Across Australia the crews who climb into their locomotive cabins each shift have a piece of machinery weighing over one hundred tons, plus the train they pull behind them. The kinetic energy of this monster, when moving, is impossible to stop in any short distance.
"When I was a locomotive engineman on fast express passenger trains, I knew where to apply the brakes so as to slow the entire train and then bring it to a halt at a platform," M V Tronson recalled.
To bring a fast moving passenger train to a halt speed of 110 kilometres an hour, and smoothly glide it up beside a platform on a perfectly flat rail head, requires at least one kilometre to steady the train.
"A super-freighter at these same high speeds was something else again, as the crews would begin to steady the train down well before the 'Distant Signal' which was the first of three static signals an engineman would come across when entering a platform zone," M V Tronson explained.
Enginemen need to have their wits about them as it is never known what might appear on a railway line when the train comes around a blind curve such as cuttings.
In the days of steam and the early diesel era, it was not uncommon to find sheep, cattle or horses on a railway line.
"Numerous stories in my sixteen railway books tells the stories of such encounters," said Mark Tronson. "Moreover, some explained in detail how difficult it proved to be to release the carcasses of animals that had become caught between the cow catcher and the locomotive."
There are also, sadly, several ways in which people have lost their lives on the railways. Everyone has read of accidents as level crossings; but there also have been suicides, falls onto the tracks, the occasional heart attack of a passenger or driver and shunting accidents (for example, when uncoupling the carriages).
Locomotive crews who have the very unfortunate experience of a human death when at the controls have had to come to terms with this. In the vast majority of cases, the accident has not occurred because of something the engineman has done wrong, so the pastoral and counselling issues extend beyond the engineman to include his family and close friends.

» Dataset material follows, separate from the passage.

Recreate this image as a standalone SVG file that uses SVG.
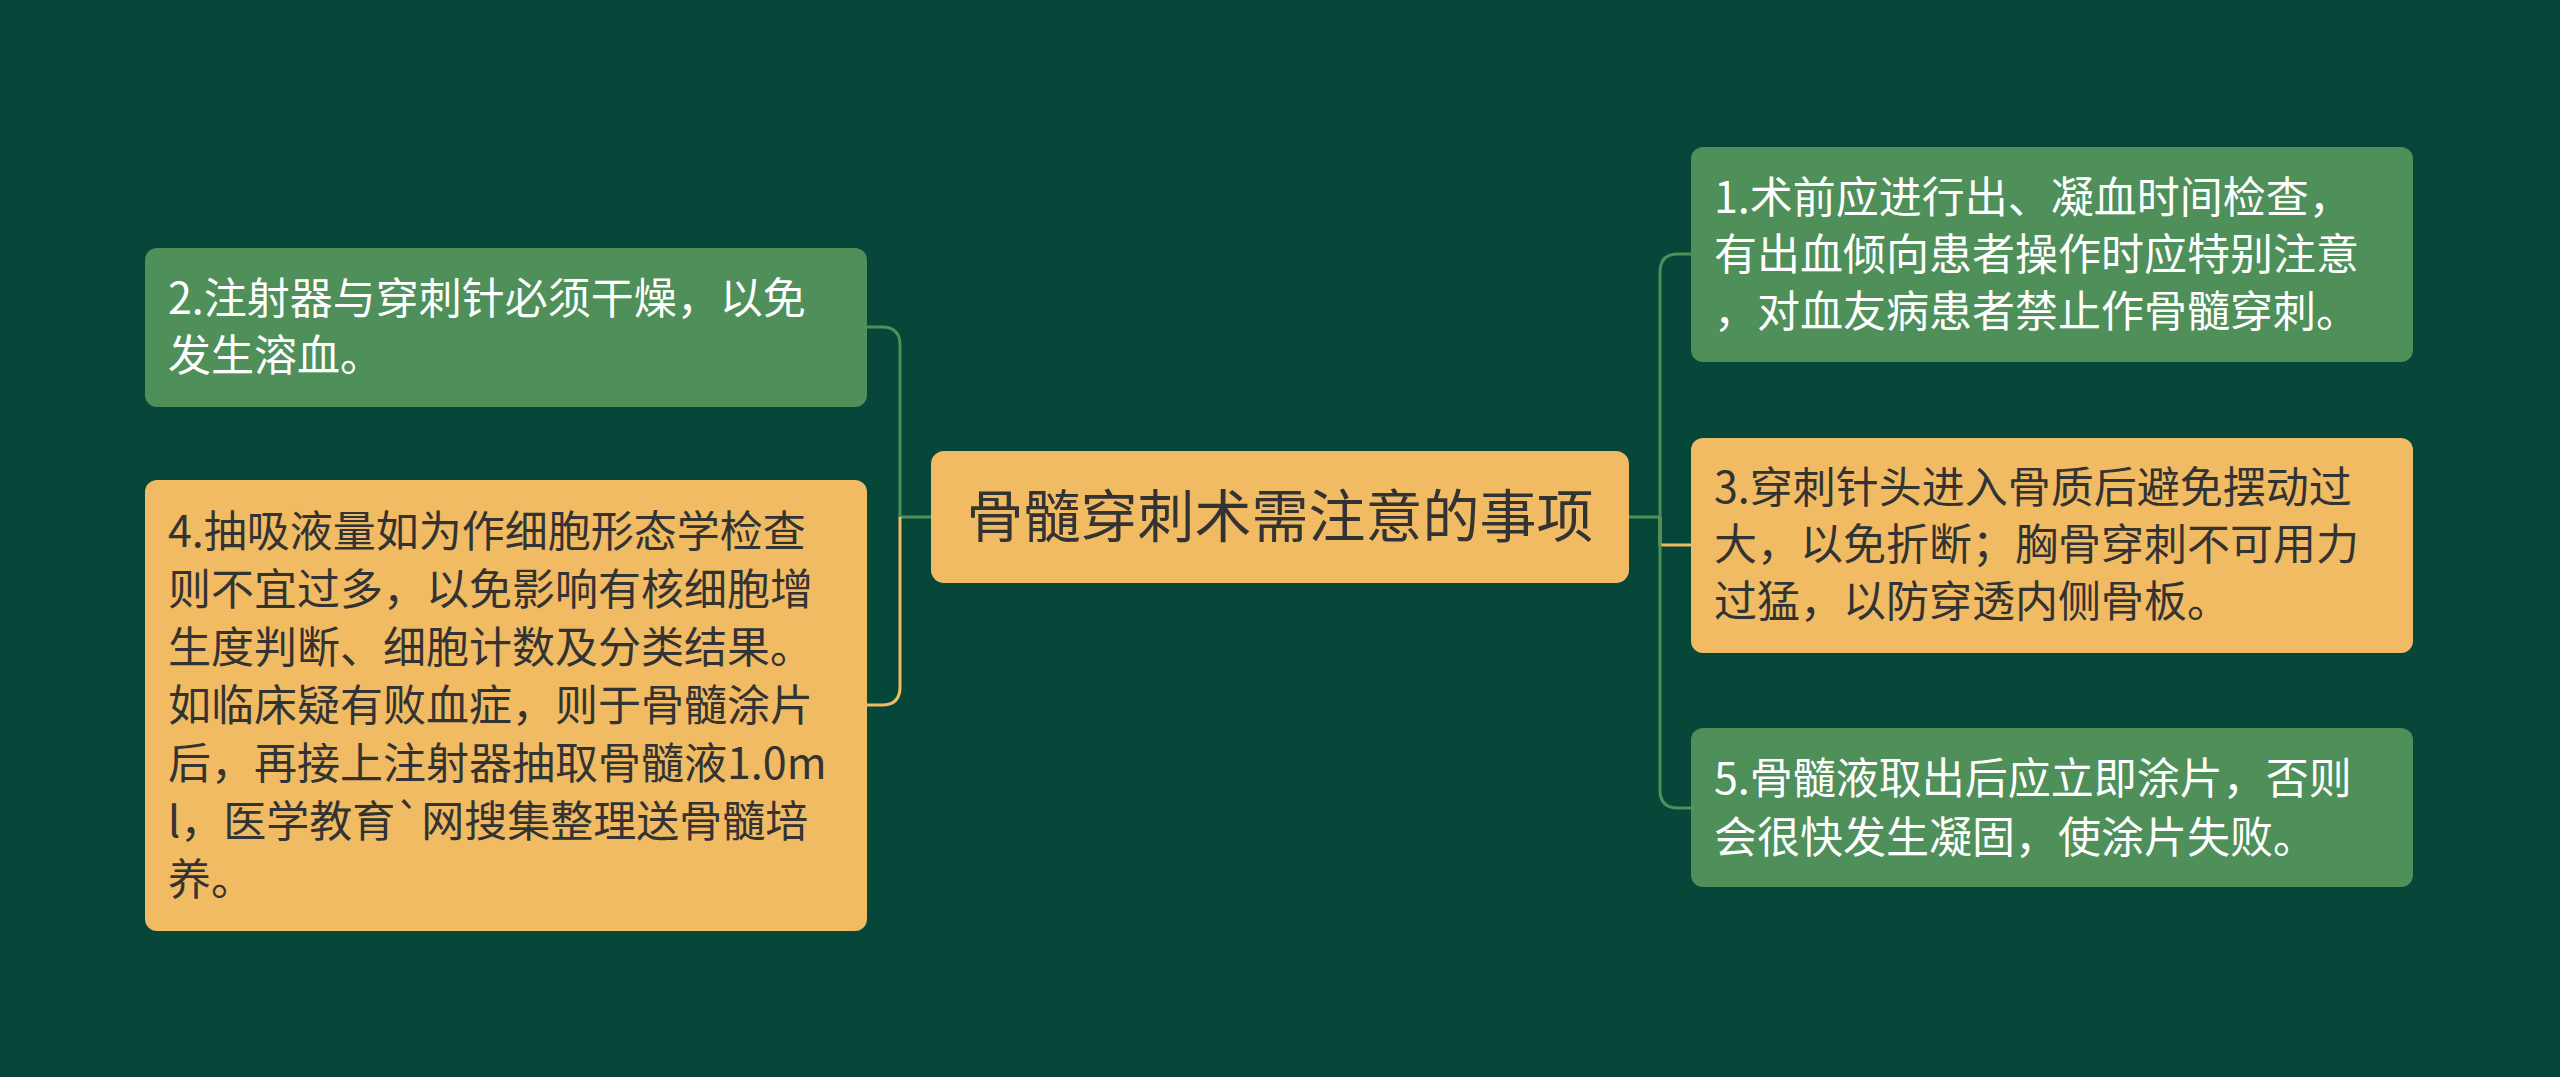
<svg xmlns="http://www.w3.org/2000/svg" width="2560" height="1077" viewBox="0 0 2560 1077">
<style>
.g{fill:#4E8F5A}.y{fill:#F0BB62}
.t{font-family:"Noto Sans CJK SC","Noto Sans",sans-serif;font-size:43px}
.big{font-size:57px}
.w{fill:#ffffff}.d{fill:#333333}
.c{fill:none;stroke-width:3}
</style>
<rect width="2560" height="1077" fill="#07473A"/>
<g id="connectors">
<path class="c" stroke="#4E8F5A" d="M931 517 H900 V345 Q900 327 882 327 H867"/>
<path class="c" stroke="#F0BB62" d="M900 517 V687 Q900 705 882 705 H867"/>
<path class="c" stroke="#4E8F5A" d="M1629 517 H1660 V272 Q1660 254 1678 254 H1691"/>
<path class="c" stroke="#F0BB62" d="M1660 517 V545 H1691"/>
<path class="c" stroke="#4E8F5A" d="M1660 517 V790 Q1660 808 1678 808 H1691"/>
</g>
<g id="center"><rect class="y" x="931" y="451" width="698" height="132" rx="13"/>
<text class="t big d" x="1280" y="537" text-anchor="middle">骨髓穿刺术需注意的事项</text></g>
<g id="n2"><rect class="g" x="145" y="248" width="722" height="159" rx="12"/>
<text class="t w" x="168" y="314">2.注射器与穿刺针必须干燥，以免</text>
<text class="t w" x="168" y="371">发生溶血。</text></g>
<g id="n4"><rect class="y" x="145" y="480" width="722" height="451" rx="12"/>
<text class="t d" x="168" y="547">4.抽吸液量如为作细胞形态学检查</text>
<text class="t d" x="168" y="605">则不宜过多，以免影响有核细胞增</text>
<text class="t d" x="168" y="663">生度判断、细胞计数及分类结果。</text>
<text class="t d" x="168" y="721">如临床疑有败血症，则于骨髓涂片</text>
<text class="t d" x="168" y="779">后，再接上注射器抽取骨髓液1.0m</text>
<text class="t d" x="168" y="837">l，医学教育`网搜集整理送骨髓培</text>
<text class="t d" x="168" y="895">养。</text></g>
<g id="n1"><rect class="g" x="1691" y="147" width="722" height="215" rx="12"/>
<text class="t w" x="1714" y="213">1.术前应进行出、凝血时间检查，</text>
<text class="t w" x="1714" y="270">有出血倾向患者操作时应特别注意</text>
<text class="t w" x="1714" y="327">，对血友病患者禁止作骨髓穿刺。</text></g>
<g id="n3"><rect class="y" x="1691" y="438" width="722" height="215" rx="12"/>
<text class="t d" x="1714" y="503">3.穿刺针头进入骨质后避免摆动过</text>
<text class="t d" x="1714" y="560">大，以免折断；胸骨穿刺不可用力</text>
<text class="t d" x="1714" y="617">过猛，以防穿透内侧骨板。</text></g>
<g id="n5"><rect class="g" x="1691" y="728" width="722" height="159" rx="12"/>
<text class="t w" x="1714" y="794">5.骨髓液取出后应立即涂片，否则</text>
<text class="t w" x="1714" y="853">会很快发生凝固，使涂片失败。</text></g>
</svg>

"An accidental death also affects the locomotive crews in the depot," M V Tronson explained sadly. "When I was a young railwayman, I can recall an engineman being burnt to death when two locomotives crashed into each other, and I still have strong memories of how that affected all of us in the depot."
Now as the Footplate Padre, Mark Tronson has identified the concerns that a locomotive engineman has, in relation to the constant pressures of accidental death when at the controls.

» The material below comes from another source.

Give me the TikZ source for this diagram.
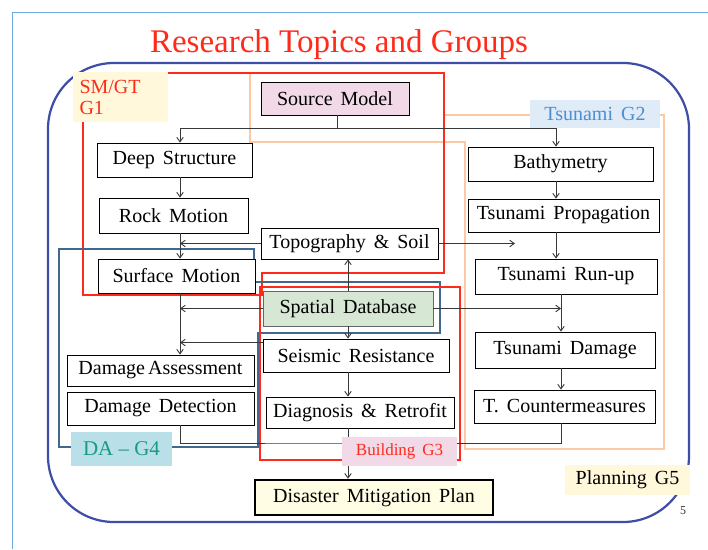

First, the locomotive engineman is often worried that his concern about problems with a particular section of line, or platform, or problems with civilian protection, is not taken seriously or seen as having professional input.
There is nothing more frustrating than seeing a potential problem, knowing from experience that it poses real danger, repeatedly making mention of it, yet having the advice ignored.
Second, when an accident does occur, one of the very first official things that is checked is the tape (black box equivalent) and the engineman is automatically deemed at fault until the he can prove himself to be innocent.
There is nothing more humiliating to an engineman, generally with many years of experience and with a very solid record, to encounter such treatment, often meted out by people many years his junior, and quite often without any person-to-person sensitivity.
"These two factors are just as prevalent today as they were when I was a locomotive engineman for many years," M V Tronson noted. "For these reasons, pastoral care is a necessity, and an enormous responsibility."